Imagine swimming in a vast lake and getting three or four hundred yards offshore when suddenly a freak fog rolls in and surrounds you. You're trapped in this tiny circle of diffused light, but you can't see beyond your arm's reach.
You and I are locked in a tiny space on this foggy lake of life called the present. Because our entire perspective is based on this moment in which we find ourselves, we speak of the present, the past, and the future. If we want to know the hour or minute or second, we merely look at our watches. If we want to know the day or the month, the year or the century, we look at the calendar. Time. Easily marked, carefully measured. It is all very objective: measurable, understandable, and conscious.
God is not like that at all. As a matter of fact, He lives and moves outside the realm of earthly time. In His time and only in His time, He begins to move in subtle ways until, suddenly, as His surprising sovereignty unfolds, a change occurs. It's God's way of lifting the fog, which always happens when He decides and when He pleases!
"What is your petition?" the king asks Esther. "What is your request?"

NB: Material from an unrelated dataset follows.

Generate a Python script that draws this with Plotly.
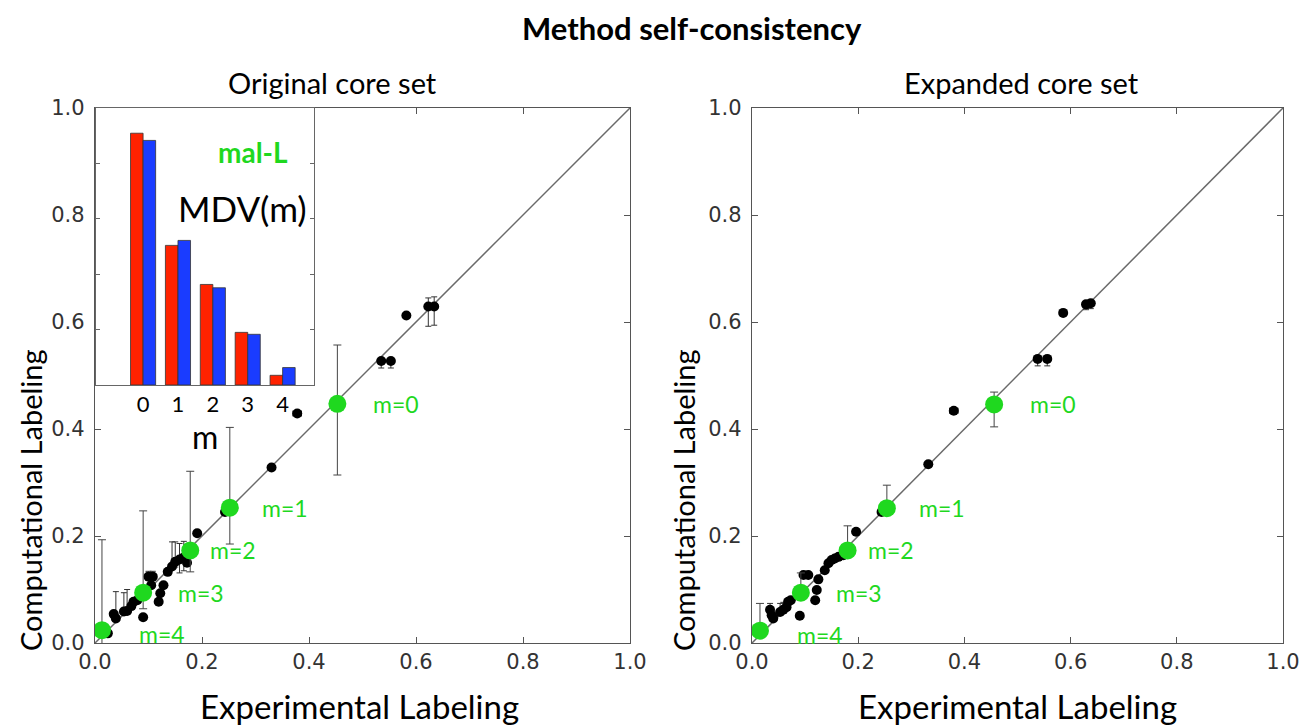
import plotly.graph_objects as go

# Reference canvas is 1308x725; the page body adds an 8px margin, so the figure is
# drawn 8px smaller and every reference pixel position is shifted by OFF.
OFF = 8
W, H = 1308 - OFF, 725 - OFF

def fx(px):
    return (px - OFF) / W

def fy(py):
    return 1 - (py - OFF) / H

# ---------------- data ----------------
# Left panel: Original core set
left_black_x = [0.024, 0.035, 0.039, 0.054, 0.060, 0.068, 0.072, 0.079, 0.090, 0.100, 0.108, 0.105,
                0.122, 0.119, 0.128, 0.136, 0.144, 0.150, 0.158, 0.166, 0.172, 0.191, 0.243, 0.330,
                0.378, 0.535, 0.553, 0.582, 0.623, 0.634]
left_black_y = [0.018, 0.054, 0.046, 0.059, 0.060, 0.069, 0.077, 0.080, 0.048, 0.124, 0.124, 0.108,
                0.093, 0.077, 0.108, 0.133, 0.143, 0.152, 0.156, 0.160, 0.150, 0.205, 0.245, 0.328,
                0.429, 0.527, 0.527, 0.612, 0.629, 0.629]
left_black_err_plus = [None, None, 0.050, 0.035, 0.040, None, None, None, None, 0.010, 0.010, None,
                       None, None, None, None, 0.046, 0.037, 0.030, 0.030, None, None, None, 0.005,
                       None, None, None, None, 0.016, 0.018]
left_black_err_minus = [None, None, 0.005, 0.005, 0.005, None, None, None, None, 0.005, 0.005, None,
                        None, None, None, None, 0.005, 0.010, 0.025, 0.025, None, None, None, 0.005,
                        None, 0.013, 0.013, None, 0.037, 0.035]
left_black_xerr = [None] * 24 + [0.008] + [None] * 5

left_green_x = [0.453, 0.252, 0.178, 0.090, 0.013]
left_green_y = [0.447, 0.253, 0.173, 0.094, 0.024]
left_green_err_plus = [0.110, 0.150, 0.148, 0.153, 0.169]
left_green_err_minus = [0.133, 0.068, 0.040, 0.030, 0.030]

# Right panel: Expanded core set
right_black_x = [0.034, 0.037, 0.040, 0.053, 0.059, 0.065, 0.068, 0.073, 0.090, 0.097, 0.106, 0.125,
                 0.122, 0.119, 0.137, 0.144, 0.150, 0.156, 0.163, 0.172, 0.196, 0.244, 0.332,
                 0.380, 0.538, 0.556, 0.586, 0.629, 0.638]
right_black_y = [0.062, 0.052, 0.046, 0.058, 0.062, 0.067, 0.077, 0.080, 0.051, 0.127, 0.127, 0.119,
                 0.099, 0.080, 0.136, 0.149, 0.155, 0.158, 0.161, 0.164, 0.208, 0.245, 0.334,
                 0.434, 0.531, 0.531, 0.617, 0.633, 0.635]
right_black_err_plus = [0.012, None, None, 0.016, 0.014, None, None, None, None, 0.005, 0.005, None,
                        None, None, None, None, None, None, None, None, None, None, 0.004,
                        None, None, None, None, 0.004, 0.004]
right_black_err_minus = [0.005, None, None, 0.005, 0.005, None, None, None, None, 0.005, 0.005, None,
                         None, None, None, None, None, None, None, None, None, None, 0.004,
                         None, 0.013, 0.013, None, 0.010, 0.010]
right_black_xerr = [None] * 23 + [0.008] + [None] * 5

right_green_x = [0.456, 0.254, 0.180, 0.092, 0.015]
right_green_y = [0.446, 0.252, 0.173, 0.094, 0.023]
right_green_err_plus = [0.023, 0.043, 0.046, 0.037, 0.051]
right_green_err_minus = [0.042, 0.010, 0.010, 0.010, 0.010]

green_labels = ["m=0", "m=1", "m=2", "m=3", "m=4"]
label_shift = [34, 30, 18, 33, 35]

# Inset: mal-L MDV(m)
inset_m = [0, 1, 2, 3, 4]
inset_red = [0.909, 0.504, 0.363, 0.190, 0.035]
inset_blue = [0.883, 0.522, 0.351, 0.183, 0.063]

main_ticks = [0.0, 0.2, 0.4, 0.6, 0.8, 1.0]
main_ticktext = ["0.0", "0.2", "0.4", "0.6", "0.8", "1.0"]

GREEN = "#1fd81f"
TXTFONT = "Lato"

fig = go.Figure()

def add_panel(xa, ya, bx, by, bep, bem, bxe, gx, gy, gep, gem):
    fig.add_trace(go.Scatter(x=[0, 1], y=[0, 1], mode="lines", xaxis=xa, yaxis=ya,
                             line=dict(color="#6a6a6a", width=1.5), hoverinfo="skip", showlegend=False))
    fig.add_trace(go.Scatter(x=bx, y=by, mode="markers", xaxis=xa, yaxis=ya, showlegend=False,
                             marker=dict(color="black", size=10),
                             error_y=dict(type="data", symmetric=False, array=bep, arrayminus=bem,
                                          color="#333333", thickness=1, width=3),
                             error_x=dict(type="data", array=bxe, color="#333333", thickness=1, width=3)))
    fig.add_trace(go.Scatter(x=gx, y=gy, mode="markers", xaxis=xa, yaxis=ya, showlegend=False,
                             marker=dict(color=GREEN, size=18),
                             error_y=dict(type="data", symmetric=False, array=gep, arrayminus=gem,
                                          color="#444444", thickness=1, width=4)))
    for i, lab in enumerate(green_labels):
        fig.add_annotation(x=gx[i], y=gy[i], xref=xa, yref=ya.replace("axis", ""), text=lab,
                           showarrow=False, xanchor="left", yanchor="middle",
                           xshift=label_shift[i], yshift=(-4 if i == 4 else 0),
                           font=dict(family=TXTFONT, size=23, color=GREEN))

add_panel("x", "y", left_black_x, left_black_y, left_black_err_plus, left_black_err_minus,
          left_black_xerr, left_green_x, left_green_y, left_green_err_plus, left_green_err_minus)
add_panel("x2", "y2", right_black_x, right_black_y, right_black_err_plus, right_black_err_minus,
          right_black_xerr, right_green_x, right_green_y, right_green_err_plus, right_green_err_minus)

# inset bars
fig.add_trace(go.Bar(x=inset_m, y=inset_red, xaxis="x3", yaxis="y3", showlegend=False,
                     marker=dict(color="#ff2200", line=dict(color="#333333", width=0.8))))
fig.add_trace(go.Bar(x=inset_m, y=inset_blue, xaxis="x3", yaxis="y3", showlegend=False,
                     marker=dict(color="#1a3cff", line=dict(color="#333333", width=0.8))))

main_axis = dict(range=[0, 1], tickvals=main_ticks, ticktext=main_ticktext, ticks="inside",
                 ticklen=6, tickcolor="#555555", showline=True, linecolor="#555555", linewidth=1.3,
                 mirror="ticks", showgrid=False, zeroline=False, automargin=False,
                 tickfont=dict(family="DejaVu Sans", size=21, color="#333333"))
main_yaxis = dict(main_axis, ticklabelstandoff=5)

ydom = [fy(643), fy(108)]
fig.update_layout(
    width=W, height=H, margin=dict(l=0, r=0, t=0, b=0, autoexpand=False),
    paper_bgcolor="white", plot_bgcolor="white",
    barmode="group", bargap=0.28, bargroupgap=0,
    xaxis=dict(main_axis, domain=[fx(95), fx(630)], anchor="y"),
    yaxis=dict(main_yaxis, domain=ydom, anchor="x"),
    xaxis2=dict(main_axis, domain=[fx(752), fx(1283)], anchor="y2"),
    yaxis2=dict(main_yaxis, domain=ydom, anchor="x2"),
    xaxis3=dict(domain=[fx(96), fx(314)], anchor="y3", range=[-1.35, 4.9], automargin=False,
                tickvals=inset_m, ticks="", showline=True, linecolor="#666666", linewidth=1,
                mirror=True, showgrid=False, zeroline=False,
                tickfont=dict(family=TXTFONT, size=22, color="black")),
    yaxis3=dict(domain=[fy(385), fy(108)], anchor="x3", range=[0, 1.0], automargin=False,
                tickvals=[0.2, 0.4, 0.6, 0.8], showticklabels=False, ticks="inside", ticklen=4,
                tickcolor="#666666", showline=True, linecolor="#666666", linewidth=1,
                mirror="ticks", showgrid=False, zeroline=False),
)

def pa(text, x, y, size, color="black", bold=False, angle=0):
    fig.add_annotation(x=fx(x), y=fy(y), xref="paper", yref="paper", showarrow=False,
                       text=(f"<b>{text}</b>" if bold else text), textangle=angle,
                       xanchor="center", yanchor="middle",
                       font=dict(family=TXTFONT, size=size, color=color))

pa("Method self-consistency", 692, 28, 31, bold=True)
pa("Original core set", 332, 82, 29)
pa("Expanded core set", 1021, 82, 29)
pa("Experimental Labeling", 359, 706, 33)
pa("Experimental Labeling", 1017, 706, 33)
pa("Computational Labeling", 30, 500, 29, angle=-90)
pa("Computational Labeling", 683, 500, 29, angle=-90)
pa("mal-L", 253, 152, 28, color=GREEN, bold=True)
pa("MDV(m)", 242, 208, 35)
pa("m", 205, 436, 32)

fig.write_html("out.html")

He's already asked that two other times: when she first approached him and he held out his scepter, and then at the first banquet. But Esther never answered him, because the time wasn't right. Esther had a sensitive ear, a wise heart; she sensed something wasn't quite right. So, she didn't push it. She knew when to act—and she knew when to wait.
Are you as sensitive as that? Do you know when to listen? Do you know when to speak up and when to keep quiet? Do you know how much to say and when to say it? Do you have the wisdom to hold back until exactly the right moment in order to achieve maximum results? Those things make a difference, you know. The question is: Are you sufficiently in tune with God to read His subtle signals? It's easy to jump at the first sighting of the fog's lifting.
As Solomon once wrote, "There is a time for every event under heaven . . . a time to be silent and a time to speak" (Ecclesiastes 3:1, 7).